Somente após um segundo caso ser reportado em 2023, novos testes confirmaram a presença da mutação em amostras de sêmen, resultando no bloqueio permanente de Kjeld em outubro daquele ano.
Falha na comunicação deixa pais no escuro
Legalmente, bancos de esperma e clínicas de fertilidade são obrigados a notificar os pais sobre quaisquer anomalias genéticas descobertas. No entanto, a investigação da DW e da Rede de Jornalismo Investigativo da EBU descobriu que muitas famílias nunca foram oficialmente informadas sobre o risco genético.
“Foi um choque,” relatou uma mãe, que só soube do risco em 2023, anos após ter a filha com o sêmen doado em 2011. Sua filha adolescente posteriormente confirmou ser portadora da mutação, iniciando uma longa e angustiante jornada de consultas e exames.
Outras mães relataram ter descoberto o caso por meio da imprensa ou de outros pais, não tendo sido contatadas nem pelo ESB nem pelas clínicas. Profissionais de saúde, como a médica Svetlana Lagercrantz, especialista em cânceres hereditários, expressaram frustração com a falha na comunicação.
O custo da desinformação na luta contra o câncer
Para os portadores da mutação TP53, a detecção precoce do câncer é vital e exige exames regulares de rastreamento por toda a vida. A falta de conhecimento sobre o risco genético inerente é perigosa, especialmente porque o câncer infantil é raro, e os sintomas podem ser facilmente ignorados ou mal interpretados por médicos que desconhecem a mutação.

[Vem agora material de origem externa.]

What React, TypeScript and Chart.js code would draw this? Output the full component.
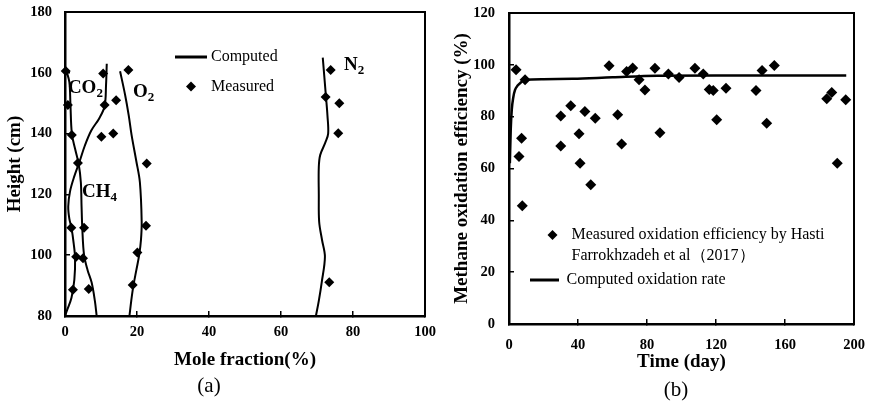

O Banco Europeu de Sêmen, apesar de ter bloqueado o doador em 2023, invocou o direito à privacidade para se recusar a fornecer o número total exato de pessoas concebidas com o sêmen do doador 7069. O caso levanta questões críticas sobre a regulamentação, a triagem genética e a transparência dos bancos de sêmen em toda a Europa.